The question of the application of Article 41 was referred for the Grand
Chamber Hearing of the ECHR. This case sets the field of Adverse Possession and
its interface with the right to peaceful enjoyment in all its complexity.
Therefore it will have to be kept in mind the Courts around the world are
taking an unkind view toward statutes of limitation overriding property rights.
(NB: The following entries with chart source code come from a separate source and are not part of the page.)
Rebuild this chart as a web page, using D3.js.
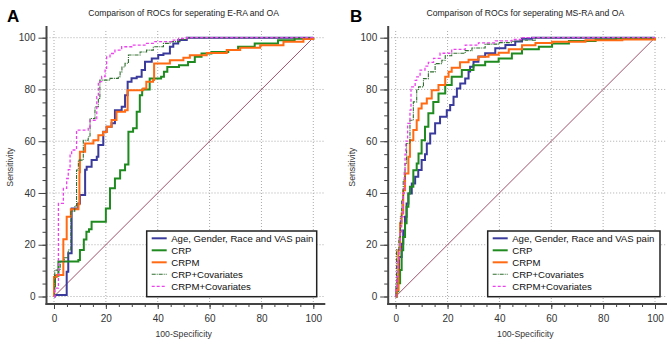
<!DOCTYPE html>
<html>
<head>
<meta charset="utf-8">
<script src="https://cdn.jsdelivr.net/npm/d3@7"></script>
<style>
  body { margin: 0; background: #fff; }
  svg { display: block; font-family: "Liberation Sans", Arial, sans-serif; }
  .tick text { fill: #333; }
</style>
</head>
<body>
<div id="chart"></div>
<script>
// tick values
var majorTicks = [0, 20, 40, 60, 80, 100],
  minorTicks = d3.range(0, 101, 5);

var seriesNames = ["Age, Gender, Race and VAS pain", "CRP", "CRPM", "CRP+Covariates", "CRPM+Covariates"];
var seriesColors = ["#3a3a9c", "#1f8a1f", "#ff6a13", "#2f6e2f", "#ee40ee"];

// panel A: E-RA vs OA  [100-specificity, sensitivity]
var eraAge = [[0, 0], [0.4, 0.6], [4.9, 9.6], [5.5, 16.7], [6.8, 34], [9.3, 35.9], [10, 39.2], [12, 49], [12.6, 50.1],
  [14.5, 52.7], [16.5, 54], [17.1, 58.5], [19, 63.7], [20.3, 65.6], [22.2, 66.9], [23.5, 72], [26.1, 73.3], [27.4, 77.8],
  [28.4, 83], [29.9, 84.3], [31.9, 84.9], [33.8, 87.5], [35.1, 90.7], [37.7, 92], [40.2, 93.3], [42.2, 93.9],
  [44.7, 96.5], [46, 97.8], [47.9, 99.1], [51.2, 100], [100, 100]];
var eraCrp = [[0, 0], [0, 4], [0.4, 8], [1.7, 13.5], [9.4, 14.1], [10, 18], [11.5, 22], [12.5, 25], [13.5, 26],
  [14.5, 28.9], [20, 29.3], [20, 34], [21.6, 41.8], [23.5, 45.6], [25.5, 48.8], [27.4, 51], [28.7, 63.7], [30.5, 65],
  [31.9, 71.4], [33.1, 77.8], [34, 80], [36.9, 84.2], [41.3, 84.9], [42.4, 86.8], [43.7, 88.7], [48.2, 89.4],
  [51.7, 90.6], [54.3, 92.6], [56.9, 93.9], [60.7, 94.5], [67.2, 95.2], [71, 96.5], [77.4, 97.8], [86.4, 99],
  [92.8, 99.6], [100, 100]];
var eraCrpm = [[0, 0], [0, 7.5], [1, 8.3], [3.6, 22.1], [4.9, 30.8], [6.5, 33.7], [9.4, 35.6], [9.8, 48], [10, 55.9],
  [12, 59.1], [15.2, 60.4], [17.1, 62.3], [19, 63.6], [20.3, 65.6], [22.2, 68.2], [24.1, 71.4], [27.4, 72],
  [28.4, 79.7], [34.4, 80.4], [35.6, 83], [38.2, 83.7], [38.6, 90], [44.7, 91.3], [49.9, 92.3], [52.4, 93.2],
  [58.9, 94.1], [66.6, 95.2], [71.8, 96.1], [79.5, 97.1], [88.5, 98.4], [96.2, 99.5], [100, 100]];
var eraCrpCov = [[0, 0], [0.3, 10.2], [2.4, 13.4], [4, 15], [5.5, 18], [6.5, 33], [8, 35], [8.7, 48.9], [9.4, 52.7],
  [11.3, 60.4], [13.2, 61.7], [13.9, 68.8], [15.8, 73.3], [17.1, 76.5], [17.7, 83.6], [21.6, 84.3], [24.8, 84.9],
  [25.5, 86.8], [26.2, 88.7], [27.4, 90.1], [28.7, 93.3], [33.2, 94.5], [35.7, 95.2], [38.3, 96.5], [42.2, 97.8],
  [44.7, 98.5], [48.6, 99.3], [51.2, 100], [100, 100]];
var eraCrpmCov = [[0, 0], [0.4, 3.2], [1.7, 36], [3.6, 41.8], [4.9, 45.6], [5.5, 49], [6.2, 54.6], [6.8, 56.6],
  [8.7, 64.3], [13.2, 65.6], [13.9, 68.1], [16.5, 77.2], [17.1, 83], [18.4, 85], [19.7, 88.2], [20.3, 92.6],
  [21.6, 93.9], [23.5, 95.2], [26.1, 96.5], [30, 97.1], [35.1, 97.8], [38.9, 98.5], [45.4, 99.1], [48, 99.7],
  [51.2, 100], [100, 100]];

// panel B: MS-RA vs OA
var msraAge = [[0, 0], [0.4, 3], [0.8, 7.6], [1.3, 15.3], [2.3, 20.4], [2.9, 25.5], [3.6, 30.8], [4.2, 35.9],
  [4.9, 39.8], [6.2, 43.7], [7.5, 46.3], [8.7, 48.9], [10, 52.7], [11.3, 55], [12, 59.1], [13.3, 63], [15.2, 66.9],
  [17.1, 69.5], [19.7, 72], [21, 74], [22.3, 77.2], [23.6, 80.4], [24.9, 82.3], [26.8, 84.2], [28.1, 86.9],
  [28.7, 88.8], [30, 90.7], [31.9, 92.7], [34.5, 94], [38.4, 95.9], [42.3, 97.2], [46.1, 98.5], [48.7, 99.6],
  [52.6, 100], [100, 100]];
var msraCrp = [[0, 0], [0.4, 2], [1, 5.1], [1.7, 10.2], [2.3, 17.9], [2.9, 23], [3.6, 28.3], [4.2, 34.7], [4.9, 39.8],
  [5.5, 42.4], [6.8, 48.8], [8.1, 51.4], [8.8, 55.3], [10, 60.4], [11.3, 65.6], [12.6, 70.8], [14.5, 75.2],
  [16.5, 78.4], [19.1, 81.7], [21.6, 84.9], [25.5, 87.5], [30, 89.4], [34.5, 90.7], [39.7, 92], [44.8, 93.9],
  [48.7, 95.5], [55.2, 96.5], [60.3, 97.8], [66.8, 98.7], [77.1, 99.3], [85, 99.7], [100, 100]];
var msraCrpm = [[0, 0], [0.4, 2.5], [1, 7.6], [1, 17.9], [1.7, 28.3], [2.3, 32.1], [2.9, 41.1], [3.6, 47.5],
  [4.9, 54], [5.5, 60.4], [6.8, 64.3], [8.1, 68.1], [8.8, 72.6], [10, 74.6], [12, 76.5], [13.9, 79.7], [16.5, 81.7],
  [19.1, 84.9], [20.4, 86.8], [21.6, 88.4], [24.8, 90.5], [28.1, 91.5], [31.9, 92.6], [35.8, 93.4], [39.7, 94.2],
  [43.6, 95.5], [48.7, 97.1], [53.9, 98], [60.3, 98.4], [73.2, 99], [87.4, 99.3], [100, 100]];
var msraCrpCov = [[0, 0], [0.1, 5], [0.3, 18], [1.2, 23], [1.8, 30.8], [2.3, 37.4], [2.9, 45], [3.6, 51.4],
  [4.2, 59.1], [5.5, 68.1], [6.8, 75.2], [8.1, 80], [8.8, 81], [10.7, 84.2], [12.6, 86.8], [15.2, 90], [17.8, 91.3],
  [19.1, 93], [21.6, 94], [26.8, 95], [29.4, 96], [34.5, 97.5], [39.7, 98.1], [44.8, 98.6], [48, 99], [53.9, 100],
  [100, 100]];
var msraCrpmCov = [[0, 0], [0.1, 3], [0.4, 7.6], [0.8, 14.1], [1.3, 17.9], [1.7, 24.4], [2.3, 30.8], [2.9, 39.8],
  [3.3, 48], [3.6, 55], [3.9, 60], [4.6, 66.9], [5.5, 72], [5.9, 81], [7.5, 83.5], [8.1, 84.9], [9.4, 87.5],
  [11.3, 89], [12.6, 90.5], [14.6, 92], [17.1, 94], [21.6, 95.5], [26.8, 97.1], [31.9, 98], [38.4, 98.8],
  [44.8, 99.3], [48.7, 100], [100, 100]];

var svg = d3.select("#chart").append("svg")
  .attr("width", 669)
  .attr("height", 341);

var dashes = [null, null, null, "4,1,1,1", "3,2"],
  widths = [2, 2, 2, 1.1, 1.3];

function drawPanel(p) {
  var x = d3.scaleLinear().domain([0, 100]).range([p.left, p.left + 259.3]),
    y = d3.scaleLinear().domain([0, 100]).range([296.5, 37.7]),
    axisX = p.left - 7.5,
    axisY = 304,
    rightEnd = x(100) + 12,
    g = svg.append("g");

  // grid
  g.selectAll(".hgrid").data(majorTicks).enter().append("line")
    .attr("x1", axisX).attr("x2", rightEnd)
    .attr("y1", d => y(d)).attr("y2", d => y(d))
    .attr("stroke", "#aaa").attr("stroke-dasharray", "1,2");
  g.selectAll(".vgrid").data(majorTicks).enter().append("line")
    .attr("x1", d => x(d)).attr("x2", d => x(d))
    .attr("y1", 31).attr("y2", axisY)
    .attr("stroke", "#aaa").attr("stroke-dasharray", "1,2");

  // axes
  var yMinor = g.append("g").attr("transform", "translate(" + axisX + ",0)")
    .call(d3.axisLeft(y).tickValues(minorTicks).tickSize(4).tickFormat(""));
  var yMajor = g.append("g").attr("transform", "translate(" + axisX + ",0)")
    .call(d3.axisLeft(y).tickValues(majorTicks).tickSize(8).tickPadding(3));
  var xMinor = g.append("g").attr("transform", "translate(0," + axisY + ")")
    .call(d3.axisBottom(x).tickValues(minorTicks).tickSize(3).tickFormat(""));
  var xMajor = g.append("g").attr("transform", "translate(0," + axisY + ")")
    .call(d3.axisBottom(x).tickValues(majorTicks).tickSize(5).tickPadding(6));
  [yMinor, yMajor, xMinor, xMajor].forEach(function(a) {
    a.select(".domain").remove();
    a.selectAll("line").attr("stroke", "#444");
    a.selectAll("text").style("font-size", "10px").style("font-family", "Liberation Sans, Arial, sans-serif");
  });
  g.append("line").attr("x1", axisX).attr("x2", axisX).attr("y1", 26).attr("y2", axisY + 1)
    .attr("stroke", "#444").attr("stroke-width", 2);
  g.append("line").attr("x1", axisX - 1).attr("x2", rightEnd).attr("y1", axisY).attr("y2", axisY)
    .attr("stroke", "#444").attr("stroke-width", 2);

  // reference diagonal
  g.append("line")
    .attr("x1", x(0)).attr("y1", y(0)).attr("x2", x(100)).attr("y2", y(100))
    .attr("stroke", "#a0506a").attr("stroke-width", 1);

  var line = d3.line()
    .curve(d3.curveStepAfter)
    .x(d => x(d[0]))
    .y(d => y(d[1]));

  g.selectAll(".roc").data(p.series).enter().append("path")
    .attr("class", "roc")
    .attr("fill", "none")
    .attr("stroke", (d, i) => seriesColors[i])
    .attr("stroke-width", (d, i) => widths[i])
    .attr("stroke-dasharray", (d, i) => dashes[i])
    .attr("d", d => line(d));

  // labels
  g.append("text").attr("x", (x(0) + x(100)) / 2).attr("y", 16.3)
    .attr("text-anchor", "middle").style("font-size", "8.6px").attr("fill", "#222")
    .text(p.title);
  g.append("text").attr("x", p.letterX).attr("y", 22)
    .style("font-size", "17px").style("font-weight", "bold").attr("fill", "#000")
    .text(p.letter);
  g.append("text").attr("x", (x(0) + x(100)) / 2).attr("y", 337)
    .attr("text-anchor", "middle").style("font-size", "8.7px").attr("fill", "#333")
    .text("100-Specificity");
  g.append("text")
    .attr("transform", "translate(" + (p.left - 41) + "," + y(50) + ") rotate(-90)")
    .attr("text-anchor", "middle").style("font-size", "8.7px").attr("fill", "#333")
    .text("Sensitivity");

  // legend
  var lg = g.append("g").attr("transform", "translate(" + p.legendX + ",231)");
  lg.append("rect").attr("width", p.legendW).attr("height", 65.7)
    .attr("fill", "#fff").attr("stroke", "#222").attr("stroke-width", 1.5);
  var keys = lg.selectAll(".key").data(seriesNames).enter().append("g")
    .attr("transform", (d, i) => "translate(0," + (7.3 + i * 12) + ")");
  keys.append("line").attr("x1", 5).attr("x2", 20)
    .attr("stroke", (d, i) => seriesColors[i])
    .attr("stroke-width", (d, i) => widths[i])
    .attr("stroke-dasharray", (d, i) => dashes[i]);
  keys.append("text").attr("x", 24.5).attr("y", 3.6)
    .style("font-size", "9.6px").attr("fill", "#111")
    .text(d => d);
}

drawPanel({
  left: 54, letter: "A", letterX: 7, legendX: 146.7, legendW: 170,
  title: "Comparison of ROCs for seperating E-RA and OA",
  series: [eraAge, eraCrp, eraCrpm, eraCrpCov, eraCrpmCov]
});
drawPanel({
  left: 395.7, letter: "B", letterX: 350, legendX: 487.7, legendW: 172.3,
  title: "Comparison of ROCs for seperating MS-RA and OA",
  series: [msraAge, msraCrp, msraCrpm, msraCrpCov, msraCrpmCov]
});
</script>
</body>
</html>
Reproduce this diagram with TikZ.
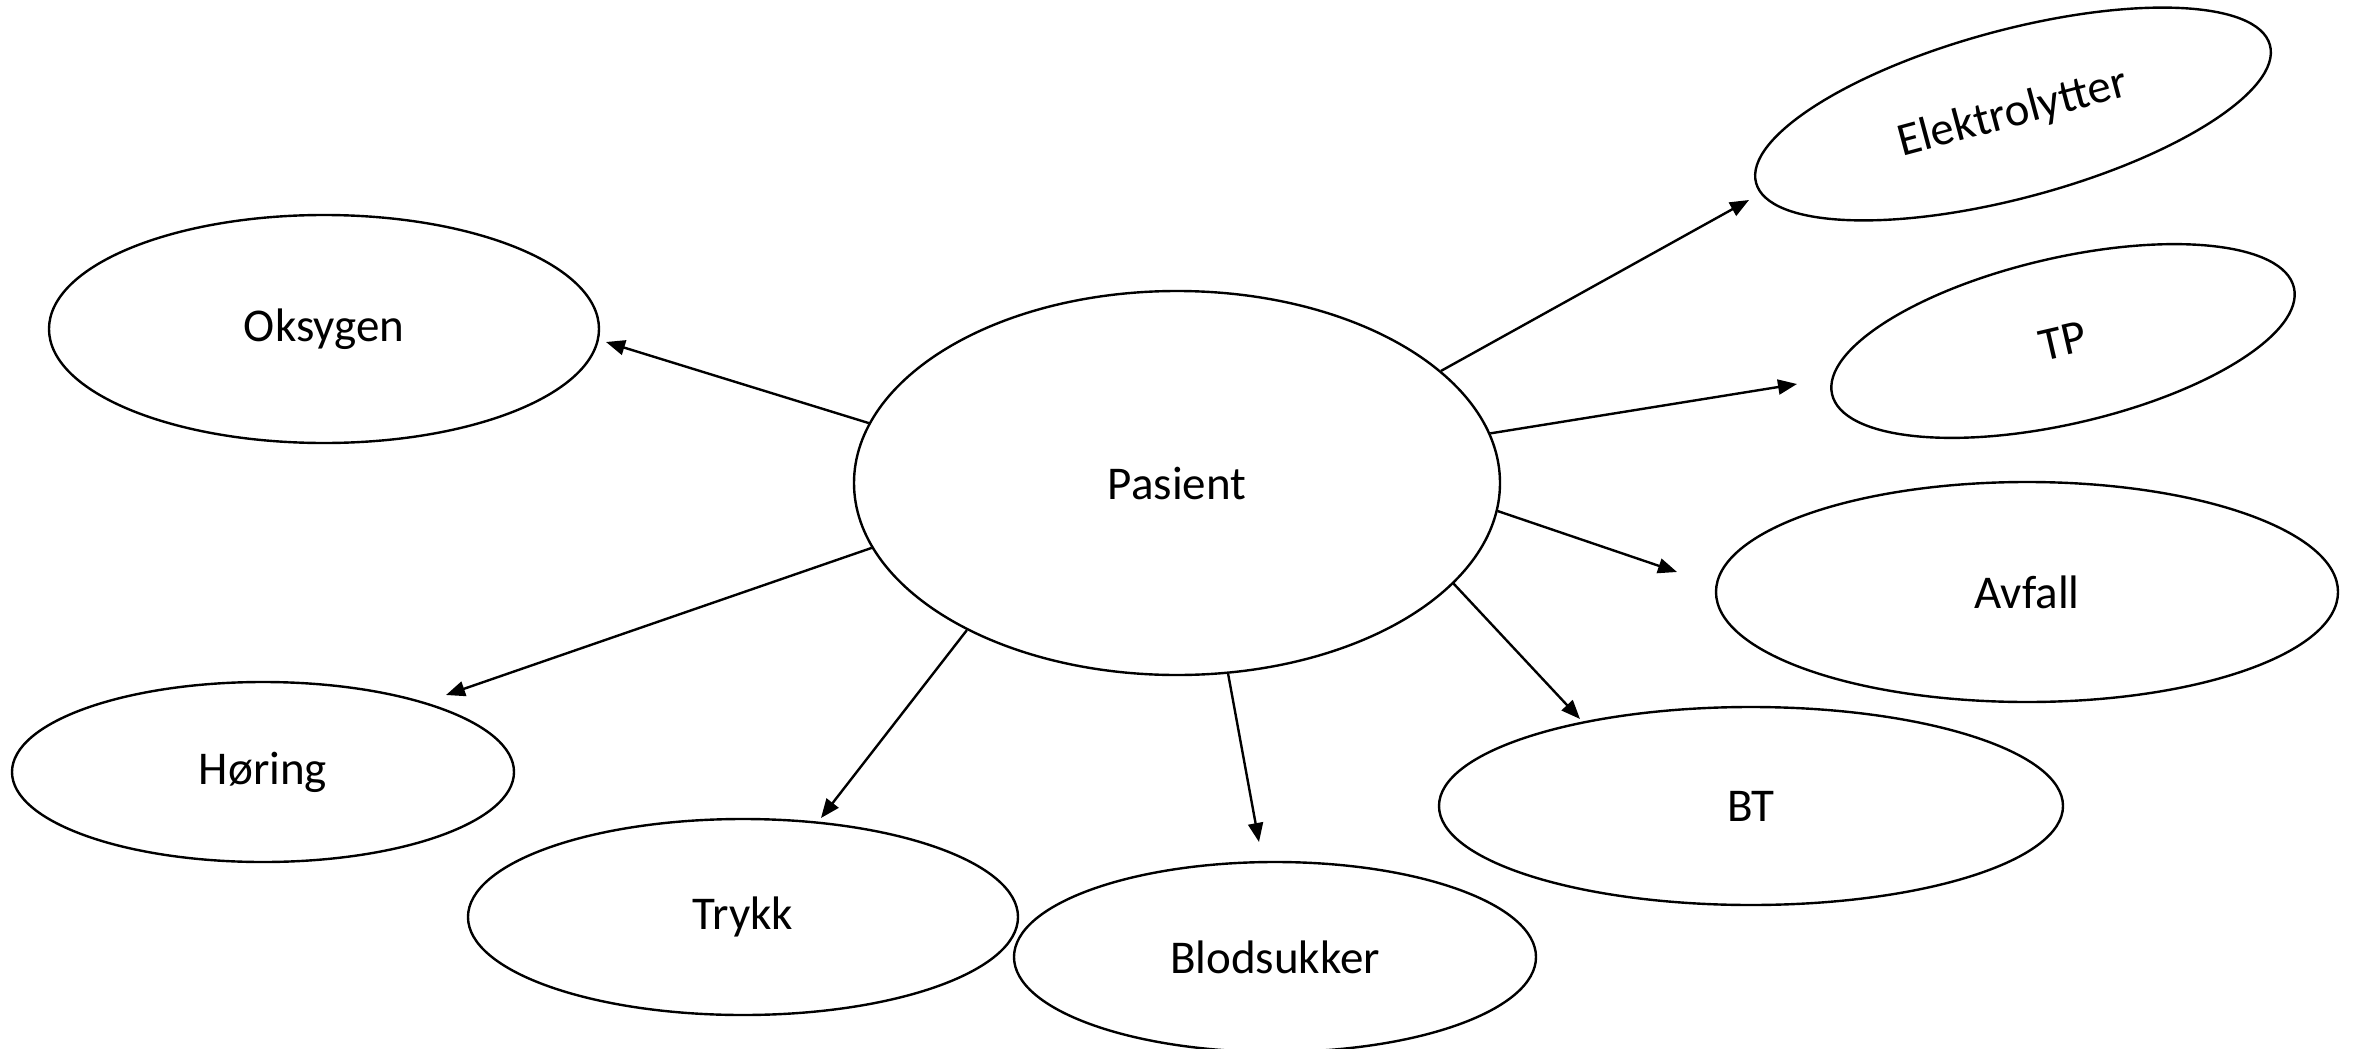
\documentclass[tikz,border=0pt]{standalone}
\usepackage{fontspec}
\setmainfont{Carlito}
\usetikzlibrary{shapes.geometric,arrows.meta}
\begin{document}
\begin{tikzpicture}[x=1pt,y=1pt,
  bubble/.style={ellipse,draw=black,line width=2.4pt,inner sep=0pt,
    font=\fontsize{47}{56}\selectfont},
  link/.style={line width=2.4pt,-{Triangle[length=19pt,width=15pt]}}]
\useasboundingbox (0,0) rectangle (2354,-1049);
\node[bubble,minimum width=646pt,minimum height=384pt] (p) at (1177,-483) {Pasient};
\node[bubble,minimum width=550pt,minimum height=228pt] (oks) at (324,-329) {Oksygen};
\node[bubble,minimum width=532pt,minimum height=168pt,rotate=15] (ele) at (2013,-114) {Elektrolytter};
\node[bubble,minimum width=474pt,minimum height=166pt,rotate=13] (tp) at (2063,-341) {TP};
\node[bubble,minimum width=622pt,minimum height=220pt] (avf) at (2027,-592) {Avfall};
\node[bubble,minimum width=624pt,minimum height=198pt] (bt) at (1751,-806) {BT};
\node[bubble,minimum width=522pt,minimum height=190pt] (blod) at (1275,-957) {Blodsukker};
\node[bubble,minimum width=550pt,minimum height=196pt] (tryk) at (743,-917) {Trykk};
\node[bubble,minimum width=502pt,minimum height=180pt] (hor) at (263,-772) {Høring};
\coordinate (eoks) at (606,-342);
\coordinate (eele) at (1749,-200);
\coordinate (etp) at (1797,-384);
\coordinate (eavf) at (1677,-572);
\coordinate (ebt) at (1580,-719);
\coordinate (eblod) at (1259,-842);
\coordinate (etryk) at (821,-818);
\coordinate (ehor) at (446,-695);
\draw[link] (p.169.5) -- (eoks);
\draw[link] (p.23.6) -- (eele);
\draw[link] (p.9.9) -- (etp);
\draw[link] (p.-5.9) -- (eavf);
\draw[link] (p.-20) -- (ebt);
\draw[link] (p.-75) -- (eblod);
\draw[link] (p.215.9) -- (etryk);
\draw[link] (p.192) -- (ehor);
\end{tikzpicture}
\end{document}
THE PRESENT CASE It is to be borne in mind that the respondent had already
purchased 1 acre 21 guntas out of the 5 acres 25 guntas under a duly registered
deed dated 1.9.1933. Appellant bought the entire chunk of 5 acres 23 guntas
subsequent to the respondent's transaction. The validity of such sale is not
the question in the instant case but the transaction relating to 1 acre 23
Guntas remains an important surrounding circumstance to assess the nature of
appellant's possession. The question is whether it is a case of mistaken
possession ignoramus of the previous sale or adverse possession having the
mental element in the requisite degree to dispossess. Also much depends on the
answer to the query regarding the starting point of adverse possession:
when can the possession be considered to have become adverse? In the facts
and circumstances of this case, the possession of appellant was effected
through the sale deeds, dated 11.04.1934 and 5.07.1936. Therefore, the alleged
fact of adverse possession bears a pronounced backdrop of 1933 sale deed
passing 1 acre 21 Guntas to the respondent. .
Are we to say that it is a sale with doubtful antecedents (1 acre 23 Guntas)
sought to be perfected or completed through adverse possession? But that aspect
of the matter is not under consideration herein. As has already been mentioned,
adverse possession is a right which comes into play not just because someone
loses his right to reclaim the property out of continuous and willful neglect
but also on account of possessor's positive intent to dispossess. Therefore it
is important to take into account before stripping somebody of his lawful
title, whether there is an adverse possessor worthy and exhibiting more urgent
and genuine desire to dispossess and step into the shoes of the paper-owner of
the property. This test forms the basis of decision in the instant case.
The argument for a more intrusive inquiry for adverse possession must not be
taken to be against the law of limitations. Limitation statutes as statutes of
repose have utility and convenience as their purpose.
Nevertheless, there has been change on this front as well which have been
noticed by us heretobefore.
For the reasons aforementioned, there is no merit in this appeal which is
dismissed accordingly with costs. Counsel's fee assessed at Rs. 25,000/-.